Em comunicado emitido esta sexta-feira, a primeira-ministra italiana defendeu a posição assumida em relação aos migrantes: “Naquele barco estavam migrantes, não náufragos.” Um artigo de opinião assinado por Furio Colombo, este domingo, no La Reppublica, cita Meloni de forma mais aprofundada. Diz Georgia Meloni: “Se se cruzar acidentalmente no mar com uma embarcação em dificuldades, é seu dever salvar quem quer que esteja a bordo. Mas, se anda para trás e para a frente entre a costa africana e italiana para transportar migrantes, está a violar declaradamente a lei do mar e a legislação internacional.”

Em declarações ao Observer este sábado, Roberto Saviano recorda ter sentido estar perante um momento de mudança naquele Novembro de 2020. “Tínhamos esperança de que esta tragédia abrisse os olhos das pessoas e abanasse as suas consciências, mas de Meloni e de Salvini veio apenas propaganda antimigrante desumana”, acusou. “Meloni fala destes barcos de ONG como piratas; disse que deviam ser afundados, a sua tripulação detida. Todos sabemos o que isso significa: a guarda costeira líbia é composta das mesmas milícias que gerem os campos [de migrantes] e organizam a sua partida.”

O processo foi iniciado à luz de um artigo do código penal italiano que determina a difamação como crime punível entre seis meses e três anos de prisão.
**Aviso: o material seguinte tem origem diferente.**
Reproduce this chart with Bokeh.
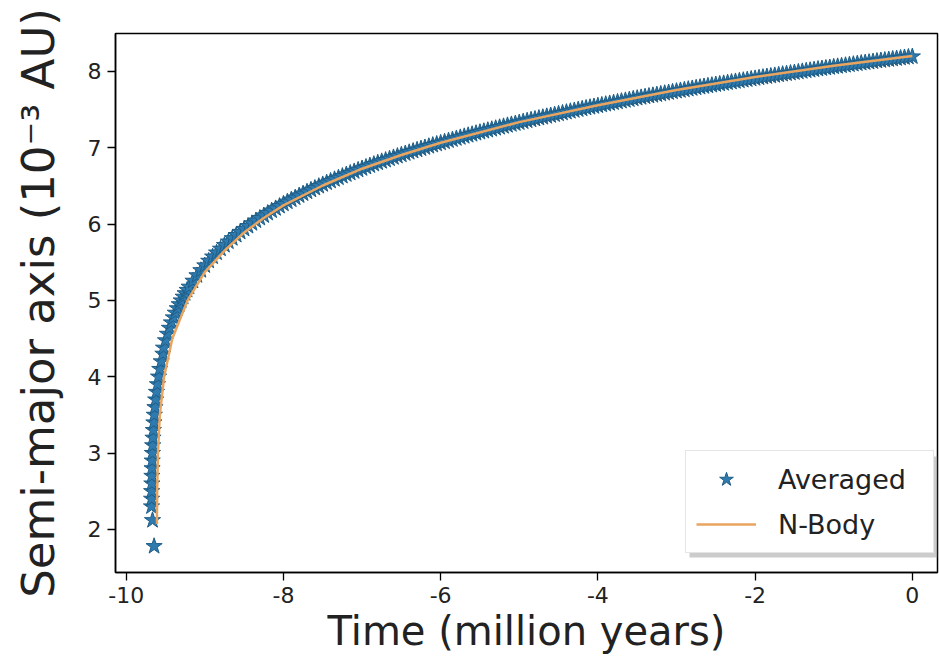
from bokeh.plotting import figure
from bokeh.models import Range1d, FixedTicker, Legend, LegendItem, BoxAnnotation, PrintfTickFormatter
from bokeh.embed import file_html
from bokeh.resources import INLINE

# ---- data ----
# lowest part of the averaged track (nearly vertical column)
avg_time_low = [-9.645, -9.665, -9.678, -9.677, -9.676, -9.674, -9.673, -9.671, -9.669, -9.666,
                -9.663, -9.659, -9.654, -9.648, -9.642, -9.634, -9.625, -9.614, -9.602, -9.588,
                -9.573, -9.554, -9.533]
avg_axis_low = [1.78, 2.12, 2.30, 2.40, 2.50, 2.60, 2.70, 2.80, 2.90, 3.00,
                3.10, 3.20, 3.30, 3.40, 3.50, 3.60, 3.70, 3.80, 3.90, 4.00,
                4.10, 4.20, 4.30]
# steep part
avg_time_steep = [-9.525, -9.5, -9.475, -9.45, -9.425, -9.4, -9.375, -9.35, -9.325, -9.3,
                  -9.275, -9.25, -9.225,
                  -9.2, -9.15, -9.1, -9.05, -9.0, -8.95, -8.9, -8.85, -8.8, -8.75,
                  -8.7, -8.65, -8.6, -8.55, -8.5, -8.45, -8.4, -8.35, -8.3, -8.25,
                  -8.2, -8.15, -8.1, -8.05]
avg_axis_steep = [4.379, 4.475, 4.561, 4.639, 4.710, 4.776, 4.837, 4.895, 4.948, 4.998,
                  5.047, 5.092, 5.136,
                  5.178, 5.256, 5.327, 5.394, 5.457, 5.517, 5.572, 5.625, 5.675, 5.723,
                  5.769, 5.813, 5.855, 5.896, 5.935, 5.972, 6.009, 6.044, 6.078, 6.111,
                  6.144, 6.175, 6.205, 6.235]
# flatter part
avg_time_flat = [
    -8.0, -7.95, -7.9, -7.85, -7.8, -7.75, -7.7, -7.65, -7.6, -7.55,
    -7.5, -7.45, -7.4, -7.35, -7.3, -7.25, -7.2, -7.15, -7.1, -7.05,
    -7.0, -6.95, -6.9, -6.85, -6.8, -6.75, -6.7, -6.65, -6.6, -6.55,
    -6.5, -6.45, -6.4, -6.35, -6.3, -6.25, -6.2, -6.15, -6.1, -6.05,
    -6.0, -5.95, -5.9, -5.85, -5.8, -5.75, -5.7, -5.65, -5.6, -5.55,
    -5.5, -5.45, -5.4, -5.35, -5.3, -5.25, -5.2, -5.15, -5.1, -5.05,
    -5.0, -4.95, -4.9, -4.85, -4.8, -4.75, -4.7, -4.65, -4.6, -4.55,
    -4.5, -4.45, -4.4, -4.35, -4.3, -4.25, -4.2, -4.15, -4.1, -4.05,
    -4.0, -3.95, -3.9, -3.85, -3.8, -3.75, -3.7, -3.65, -3.6, -3.55,
    -3.5, -3.45, -3.4, -3.35, -3.3, -3.25, -3.2, -3.15, -3.1, -3.05,
    -3.0, -2.95, -2.9, -2.85, -2.8, -2.75, -2.7, -2.65, -2.6, -2.55,
    -2.5, -2.45, -2.4, -2.35, -2.3, -2.25, -2.2, -2.15, -2.1, -2.05,
    -2.0, -1.95, -1.9, -1.85, -1.8, -1.75, -1.7, -1.65, -1.6, -1.55,
    -1.5, -1.45, -1.4, -1.35, -1.3, -1.25, -1.2, -1.15, -1.1, -1.05,
    -1.0, -0.95, -0.9, -0.85, -0.8, -0.75, -0.7, -0.65, -0.6, -0.55,
    -0.5, -0.45, -0.4, -0.35, -0.3, -0.25, -0.2, -0.15, -0.1, -0.05,
    0.0,
]
avg_axis_flat = [
    6.264, 6.292, 6.319, 6.346, 6.373, 6.398, 6.423, 6.448, 6.472, 6.496,
    6.519, 6.542, 6.564, 6.586, 6.607, 6.628, 6.649, 6.669, 6.689, 6.709,
    6.728, 6.747, 6.766, 6.785, 6.803, 6.821, 6.838, 6.856, 6.873, 6.890,
    6.907, 6.924, 6.940, 6.956, 6.972, 6.988, 7.003, 7.019, 7.034, 7.049,
    7.063, 7.078, 7.093, 7.107, 7.121, 7.135, 7.149, 7.163, 7.176, 7.190,
    7.203, 7.216, 7.229, 7.242, 7.255, 7.268, 7.280, 7.293, 7.305, 7.317,
    7.329, 7.341, 7.353, 7.365, 7.376, 7.388, 7.399, 7.411, 7.422, 7.433,
    7.444, 7.455, 7.466, 7.477, 7.488, 7.499, 7.509, 7.520, 7.530, 7.540,
    7.550, 7.560, 7.570, 7.580, 7.590, 7.600, 7.610, 7.620, 7.630, 7.640,
    7.649, 7.659, 7.668, 7.677, 7.686, 7.695, 7.704, 7.714, 7.723, 7.732,
    7.741, 7.750, 7.758, 7.767, 7.776, 7.785, 7.793, 7.802, 7.810, 7.819,
    7.827, 7.835, 7.843, 7.852, 7.860, 7.868, 7.876, 7.884, 7.892, 7.900,
    7.908, 7.916, 7.924, 7.932, 7.939, 7.947, 7.955, 7.963, 7.970, 7.978,
    7.985, 7.993, 8.000, 8.008, 8.015, 8.022, 8.030, 8.037, 8.044, 8.051,
    8.059, 8.066, 8.073, 8.080, 8.087, 8.094, 8.101, 8.108, 8.115, 8.121,
    8.128, 8.135, 8.142, 8.148, 8.155, 8.162, 8.168, 8.175, 8.182, 8.188,
    8.194,
]
nbody_time = [-9.609, -9.606, -9.596, -9.572, -9.518, -9.413, -9.219, -9.0, -8.75, -8.5,
              -8.25, -8.0, -7.5, -7.0, -6.5, -6.0, -5.0, -4.0, -3.0, -2.0, -1.0, 0.0]
nbody_axis = [2.07, 2.50, 3.00, 3.50, 4.00, 4.50, 5.00, 5.37, 5.65, 5.89,
              6.08, 6.245, 6.505, 6.725, 6.905, 7.065, 7.335, 7.555, 7.755, 7.925, 8.075, 8.20]

x_ticks = [-10, -8, -6, -4, -2, 0]
y_ticks = [2, 3, 4, 5, 6, 7, 8]

avg_time = avg_time_low + avg_time_steep + avg_time_flat
avg_axis = avg_axis_low + avg_axis_steep + avg_axis_flat

FONT = "DejaVu Sans"
BLUE = "#2f7aae"
BLUE_EDGE = "#1e5d86"
ORANGE = "#e9a560"

p = figure(width=939, height=663, output_backend="svg", toolbar_location=None,
           x_range=Range1d(-10.136, 0.32), y_range=Range1d(1.436, 8.496),
           min_border_left=115, min_border_right=2, min_border_top=33, min_border_bottom=91)

p.background_fill_color = "white"
p.border_fill_color = "white"
p.outline_line_color = "black"
p.outline_line_width = 1.5
p.xgrid.visible = False
p.ygrid.visible = False

stars = p.scatter(avg_time, avg_axis, marker="star", size=17,
                  fill_color=BLUE, line_color=BLUE_EDGE, line_width=1)
nline = p.line(nbody_time, nbody_axis, line_color=ORANGE, line_width=2.5)

for ax in (p.xaxis[0], p.yaxis[0]):
    ax.axis_line_color = "black"
    ax.axis_line_width = 1.5
    ax.major_tick_line_color = "black"
    ax.major_tick_line_width = 1.3
    ax.major_tick_out = 8
    ax.major_tick_in = 0
    ax.minor_tick_line_color = None
    ax.major_label_text_font = FONT
    ax.major_label_text_font_size = "22px"
    ax.major_label_text_color = "#222222"
    ax.axis_label_text_font = FONT
    ax.axis_label_text_font_style = "normal"
    ax.axis_label_text_color = "#222222"
    ax.formatter = PrintfTickFormatter(format="%d")

p.xaxis[0].ticker = FixedTicker(ticks=x_ticks)
p.yaxis[0].ticker = FixedTicker(ticks=y_ticks)
p.xaxis[0].axis_label = "Time (million years)"
p.yaxis[0].axis_label = "Semi-major axis (10\u207b\u00b3 AU)"
p.xaxis[0].axis_label_text_font_size = "40px"
p.yaxis[0].axis_label_text_font_size = "45px"
p.xaxis[0].major_label_standoff = 6
p.yaxis[0].major_label_standoff = 6
p.xaxis[0].axis_label_standoff = 2
p.yaxis[0].axis_label_standoff = 20

# legend shadow (screen units: x from frame left, y upward from frame bottom)
shadow = BoxAnnotation(left=574, right=822, top=116, bottom=15,
                       left_units="screen", right_units="screen",
                       top_units="screen", bottom_units="screen",
                       fill_color="#999999", fill_alpha=0.5, line_color=None,
                       level="underlay")
p.add_layout(shadow)

legend = Legend(items=[LegendItem(label="Averaged", renderers=[stars]),
                       LegendItem(label="N-Body", renderers=[nline])],
                location=(570, 19))
legend.label_text_font = FONT
legend.label_text_font_size = "27px"
legend.label_text_color = "#222222"
legend.glyph_width = 60
legend.glyph_height = 36
legend.label_height = 36
legend.label_width = 145
legend.label_standoff = 22
legend.spacing = 9
legend.padding = 10
legend.margin = 0
legend.border_line_color = "#cccccc"
legend.border_line_width = 1.2
legend.background_fill_color = "white"
legend.background_fill_alpha = 1.0
p.add_layout(legend)

open("out.html", "w").write(file_html(p, INLINE))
No início deste mês, o International Press Institute (IPI), organização sediada em Viena, Áustria, e dedicada à defesa e promoção da liberdade de imprensa, publicou um relatório em que analisa os potenciais perigos que os jornalistas italianos poderão ter de enfrentar na vigência do actual governo de extrema-direita. Um dos itens em análise é, precisamente, a reforma do código penal do país no que diz respeito à “difamação através da imprensa”.

O IPI refere que, nos últimos dois anos, o Tribunal Constitucional do país tem manifestado a urgência de uma reforma profunda das leis que abrangem a difamação, alertando que penas de prisão são, nesse caso, institucionais. Até agora, porém, a legislação mantém-se e, nota o IPI, tem-se como “improvável” que o novo governo “avance com o processo de reforma”.